__AIM OF THE TASK__: Copy everything in the data below exactly except the pictures.

__MATERIAL__:
# # # # # # #

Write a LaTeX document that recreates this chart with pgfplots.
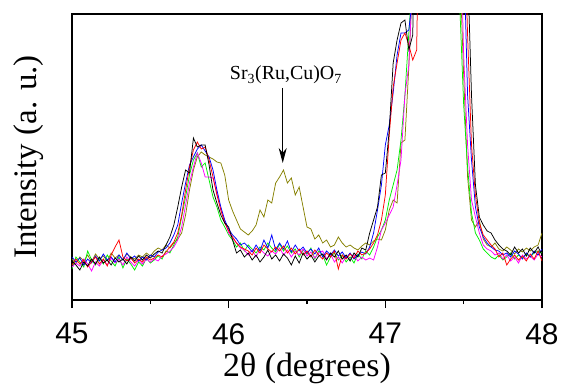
\documentclass[border=0pt]{standalone}
\usepackage{fontspec}
\setmainfont{Liberation Serif}
\newfontfamily\arial{Liberation Sans}
\usepackage{pgfplots}
\pgfplotsset{compat=1.18}
\usepackage{pgfplotstable}
\usetikzlibrary{arrows.meta}
\definecolor{cK}{HTML}{000000}
\definecolor{cR}{HTML}{FF0000}
\definecolor{cB}{HTML}{0000FF}
\definecolor{cM}{HTML}{FF00FF}
\definecolor{cG}{HTML}{00EE00}
\definecolor{cO}{HTML}{858000}
\pgfplotstableread{
x k r b m g o
45.000 34 30 38 28 26 36
45.025 30 36 33 32 38 31
45.050 25 31 37 29 33 38
45.075 33 35 30 36 28 34
45.100 29 28 36 31 44 40
45.125 36 33 32 24 35 33
45.150 31 38 39 33 30 41
45.175 38 31 34 29 37 36
45.200 32 36 41 35 31 39
45.225 35 29 35 30 40 34
45.250 30 40 38 37 34 42
45.275 37 48 33 32 29 37
45.300 33 55 40 36 38 40
45.325 36 38 35 30 27 35
45.350 31 34 42 38 36 41
45.375 38 37 36 33 31 38
45.400 34 32 39 29 25 36
45.425 39 36 34 35 33 40
45.450 35 33 38 31 29 38
45.475 40 38 35 36 37 42
45.500 37 35 40 33 32 39
45.525 41 37 38 36 35 44
45.550 44 40 43 34 39 47
45.575 42 38 45 39 36 45
45.600 50 43 47 41 44 50
45.625 58 48 52 44 42 47
45.650 70 53 60 48 50 52
45.675 88 62 70 55 58 56
45.700 108 80 92 68 78 62
45.725 125 105 112 90 98 80
45.750 122 128 130 112 120 105
45.775 157 145 138 128 135 125
45.800 148 153 146 142 142 138
45.825 150 146 150 132 128 143
45.850 150 148 144 118 132 140
45.875 130 135 138 118 115 138
45.900 105 118 125 117 98 136
45.925 92 100 105 102 88 133
45.950 80 85 88 85 75 132
45.975 72 72 75 74 68 120
46.000 68 64 66 62 60 95
46.025 55 58 60 57 55 84
46.050 42 52 56 52 48 75
46.075 45 48 50 47 52 66
46.100 38 46 52 45 44 63
46.125 42 44 48 40 50 60
46.150 35 40 43 45 46 64
46.175 40 47 50 38 42 70
46.200 33 42 44 46 48 85
46.225 38 50 55 42 45 78
46.250 45 46 47 39 52 95
46.275 36 43 60 44 47 92
46.300 40 48 45 41 43 112
46.325 34 44 52 47 51 118
46.350 41 49 46 40 44 125
46.375 37 42 54 45 49 112
46.400 30 47 43 38 42 117
46.425 39 41 50 44 46 100
46.450 32 46 44 40 38 108
46.475 42 40 48 46 45 88
46.500 36 44 42 39 41 68
46.525 40 38 46 43 47 66
46.550 33 45 41 37 36 56
46.575 39 40 47 42 44 60
46.600 41 36 38 44 40 52
46.625 35 42 44 36 30 55
46.650 42 38 40 41 38 48
46.675 38 44 45 33 42 50
46.700 44 26 39 38 35 58
46.725 36 40 43 32 40 52
46.750 40 36 37 39 33 48
46.775 34 41 42 35 38 50
46.800 42 37 36 40 32 47
46.825 38 44 40 34 41 45
46.850 47 40 43 38 36 49
46.875 45 42 41 35 44 52
46.900 62 46 48 37 40 50
46.925 75 52 62 35 48 54
46.950 88 60 85 48 58 56
46.975 120 75 110 65 65 55
47.000 122 100 150 72 75 65
47.025 165 160 170 80 95 85
47.050 232 208 202 88 110 95
47.075 255 232 240 110 125 92
47.100 272 255 262 135 155 152
47.125 275 262 262 200 200 155
47.150 245 250 265 230 262 228
47.175 260 235 300 320 320 320
47.200 500 245 500 500 500 500
47.225 500 500 500 500 500 500
47.250 500 500 500 500 500 500
47.275 500 500 500 500 500 500
47.300 500 500 500 500 500 500
47.325 500 500 500 500 500 500
47.350 500 500 500 500 500 500
47.375 500 500 500 500 500 500
47.400 500 500 500 500 500 500
47.425 500 500 500 500 500 500
47.450 500 500 500 500 500 500
47.475 500 500 500 400 290 330
47.500 500 400 350 240 190 220
47.525 330 260 200 150 128 118
47.550 200 150 135 95 82 75
47.575 110 100 88 78 62 68
47.600 78 72 68 62 55 75
47.625 70 60 58 50 46 56
47.650 64 55 52 46 42 50
47.675 62 50 48 44 38 48
47.700 55 46 45 40 36 52
47.725 50 38 44 42 40 46
47.750 46 42 40 36 35 44
47.775 44 30 42 40 38 48
47.800 40 36 38 34 42 45
47.825 48 40 44 38 36 41
47.850 42 35 41 32 40 46
47.875 46 39 36 40 37 43
47.900 39 34 42 36 41 47
47.925 47 41 38 39 38 44
47.950 42 36 44 35 42 48
47.975 48 44 40 41 44 50
48.000 40 34 46 38 42 62
}\data
\begin{document}
\begin{tikzpicture}
\useasboundingbox (-72bp,-87bp) rectangle (493bp,300bp);
\begin{axis}[
  scale only axis, width=470bp, height=286bp,
  xmin=45, xmax=48, ymin=-5, ymax=281,
  axis line style={line width=1.4bp},
  every tick/.style={line width=1.2bp, black},
  xtick={45,46,47,48}, minor xtick={45.5,46.5,47.5},
  ytick=\empty,
  tick align=outside, xtick pos=bottom,
  major tick length=8bp, minor tick length=4bp,
  /pgf/number format/assume math mode=true,
  xticklabel style={font=\arial\fontsize{30}{32}\selectfont, anchor=north, inner sep=0pt, yshift=-15bp},
  xlabel={2θ (degrees)},
  xlabel style={font=\fontsize{34}{36}\selectfont, at={(axis description cs:0.5,-0.185)}, anchor=north, inner sep=0pt},
  ylabel={Intensity (a. u.)},
  ylabel style={font=\fontsize{33}{35}\selectfont, at={(axis description cs:-0.06,0.5)}, anchor=south, inner sep=0pt},
  clip=true,
  every axis plot/.append style={line width=0.75bp, mark=none},
]
\addplot[cO] table[x=x,y=o]{\data};
\addplot[cG] table[x=x,y=g]{\data};
\addplot[cM] table[x=x,y=m]{\data};
\addplot[cB] table[x=x,y=b]{\data};
\addplot[cR] table[x=x,y=r]{\data};
\addplot[cK] table[x=x,y=k]{\data};
\draw[line width=1bp, -{Stealth[length=15bp,width=8bp]}] (axis cs:46.345,207) -- (axis cs:46.345,132);
\node[anchor=base, font=\fontsize{20}{22}\selectfont, inner sep=0pt] at (axis cs:46.365,215) {Sr\textsubscript{3}(Ru,Cu)O\textsubscript{7}};
\end{axis}
\end{tikzpicture}
\end{document}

# # # # # # #

__FINAL RESULT__:
Write a LaTeX document that recreates this chart with pgfplots.
\documentclass[border=0pt]{standalone}
\usepackage{fontspec}
\setmainfont{Liberation Serif}
\newfontfamily\arial{Liberation Sans}
\usepackage{pgfplots}
\pgfplotsset{compat=1.18}
\usepackage{pgfplotstable}
\usetikzlibrary{arrows.meta}
\definecolor{cK}{HTML}{000000}
\definecolor{cR}{HTML}{FF0000}
\definecolor{cB}{HTML}{0000FF}
\definecolor{cM}{HTML}{FF00FF}
\definecolor{cG}{HTML}{00EE00}
\definecolor{cO}{HTML}{858000}
\pgfplotstableread{
x k r b m g o
45.000 34 30 38 28 26 36
45.025 30 36 33 32 38 31
45.050 25 31 37 29 33 38
45.075 33 35 30 36 28 34
45.100 29 28 36 31 44 40
45.125 36 33 32 24 35 33
45.150 31 38 39 33 30 41
45.175 38 31 34 29 37 36
45.200 32 36 41 35 31 39
45.225 35 29 35 30 40 34
45.250 30 40 38 37 34 42
45.275 37 48 33 32 29 37
45.300 33 55 40 36 38 40
45.325 36 38 35 30 27 35
45.350 31 34 42 38 36 41
45.375 38 37 36 33 31 38
45.400 34 32 39 29 25 36
45.425 39 36 34 35 33 40
45.450 35 33 38 31 29 38
45.475 40 38 35 36 37 42
45.500 37 35 40 33 32 39
45.525 41 37 38 36 35 44
45.550 44 40 43 34 39 47
45.575 42 38 45 39 36 45
45.600 50 43 47 41 44 50
45.625 58 48 52 44 42 47
45.650 70 53 60 48 50 52
45.675 88 62 70 55 58 56
45.700 108 80 92 68 78 62
45.725 125 105 112 90 98 80
45.750 122 128 130 112 120 105
45.775 157 145 138 128 135 125
45.800 148 153 146 142 142 138
45.825 150 146 150 132 128 143
45.850 150 148 144 118 132 140
45.875 130 135 138 118 115 138
45.900 105 118 125 117 98 136
45.925 92 100 105 102 88 133
45.950 80 85 88 85 75 132
45.975 72 72 75 74 68 120
46.000 68 64 66 62 60 95
46.025 55 58 60 57 55 84
46.050 42 52 56 52 48 75
46.075 45 48 50 47 52 66
46.100 38 46 52 45 44 63
46.125 42 44 48 40 50 60
46.150 35 40 43 45 46 64
46.175 40 47 50 38 42 70
46.200 33 42 44 46 48 85
46.225 38 50 55 42 45 78
46.250 45 46 47 39 52 95
46.275 36 43 60 44 47 92
46.300 40 48 45 41 43 112
46.325 34 44 52 47 51 118
46.350 41 49 46 40 44 125
46.375 37 42 54 45 49 112
46.400 30 47 43 38 42 117
46.425 39 41 50 44 46 100
46.450 32 46 44 40 38 108
46.475 42 40 48 46 45 88
46.500 36 44 42 39 41 68
46.525 40 38 46 43 47 66
46.550 33 45 41 37 36 56
46.575 39 40 47 42 44 60
46.600 41 36 38 44 40 52
46.625 35 42 44 36 30 55
46.650 42 38 40 41 38 48
46.675 38 44 45 33 42 50
46.700 44 26 39 38 35 58
46.725 36 40 43 32 40 52
46.750 40 36 37 39 33 48
46.775 34 41 42 35 38 50
46.800 42 37 36 40 32 47
46.825 38 44 40 34 41 45
46.850 47 40 43 38 36 49
46.875 45 42 41 35 44 52
46.900 62 46 48 37 40 50
46.925 75 52 62 35 48 54
46.950 88 60 85 48 58 56
46.975 120 75 110 65 65 55
47.000 122 100 150 72 75 65
47.025 165 160 170 80 95 85
47.050 232 208 202 88 110 95
47.075 255 232 240 110 125 92
47.100 272 255 262 135 155 152
47.125 275 262 262 200 200 155
47.150 245 250 265 230 262 228
47.175 260 235 300 320 320 320
47.200 500 245 500 500 500 500
47.225 500 500 500 500 500 500
47.250 500 500 500 500 500 500
47.275 500 500 500 500 500 500
47.300 500 500 500 500 500 500
47.325 500 500 500 500 500 500
47.350 500 500 500 500 500 500
47.375 500 500 500 500 500 500
47.400 500 500 500 500 500 500
47.425 500 500 500 500 500 500
47.450 500 500 500 500 500 500
47.475 500 500 500 400 290 330
47.500 500 400 350 240 190 220
47.525 330 260 200 150 128 118
47.550 200 150 135 95 82 75
47.575 110 100 88 78 62 68
47.600 78 72 68 62 55 75
47.625 70 60 58 50 46 56
47.650 64 55 52 46 42 50
47.675 62 50 48 44 38 48
47.700 55 46 45 40 36 52
47.725 50 38 44 42 40 46
47.750 46 42 40 36 35 44
47.775 44 30 42 40 38 48
47.800 40 36 38 34 42 45
47.825 48 40 44 38 36 41
47.850 42 35 41 32 40 46
47.875 46 39 36 40 37 43
47.900 39 34 42 36 41 47
47.925 47 41 38 39 38 44
47.950 42 36 44 35 42 48
47.975 48 44 40 41 44 50
48.000 40 34 46 38 42 62
}\data
\begin{document}
\begin{tikzpicture}
\useasboundingbox (-72bp,-87bp) rectangle (493bp,300bp);
\begin{axis}[
  scale only axis, width=470bp, height=286bp,
  xmin=45, xmax=48, ymin=-5, ymax=281,
  axis line style={line width=1.4bp},
  every tick/.style={line width=1.2bp, black},
  xtick={45,46,47,48}, minor xtick={45.5,46.5,47.5},
  ytick=\empty,
  tick align=outside, xtick pos=bottom,
  major tick length=8bp, minor tick length=4bp,
  /pgf/number format/assume math mode=true,
  xticklabel style={font=\arial\fontsize{30}{32}\selectfont, anchor=north, inner sep=0pt, yshift=-15bp},
  xlabel={2θ (degrees)},
  xlabel style={font=\fontsize{34}{36}\selectfont, at={(axis description cs:0.5,-0.185)}, anchor=north, inner sep=0pt},
  ylabel={Intensity (a. u.)},
  ylabel style={font=\fontsize{33}{35}\selectfont, at={(axis description cs:-0.06,0.5)}, anchor=south, inner sep=0pt},
  clip=true,
  every axis plot/.append style={line width=0.75bp, mark=none},
]
\addplot[cO] table[x=x,y=o]{\data};
\addplot[cG] table[x=x,y=g]{\data};
\addplot[cM] table[x=x,y=m]{\data};
\addplot[cB] table[x=x,y=b]{\data};
\addplot[cR] table[x=x,y=r]{\data};
\addplot[cK] table[x=x,y=k]{\data};
\draw[line width=1bp, -{Stealth[length=15bp,width=8bp]}] (axis cs:46.345,207) -- (axis cs:46.345,132);
\node[anchor=base, font=\fontsize{20}{22}\selectfont, inner sep=0pt] at (axis cs:46.365,215) {Sr\textsubscript{3}(Ru,Cu)O\textsubscript{7}};
\end{axis}
\end{tikzpicture}
\end{document}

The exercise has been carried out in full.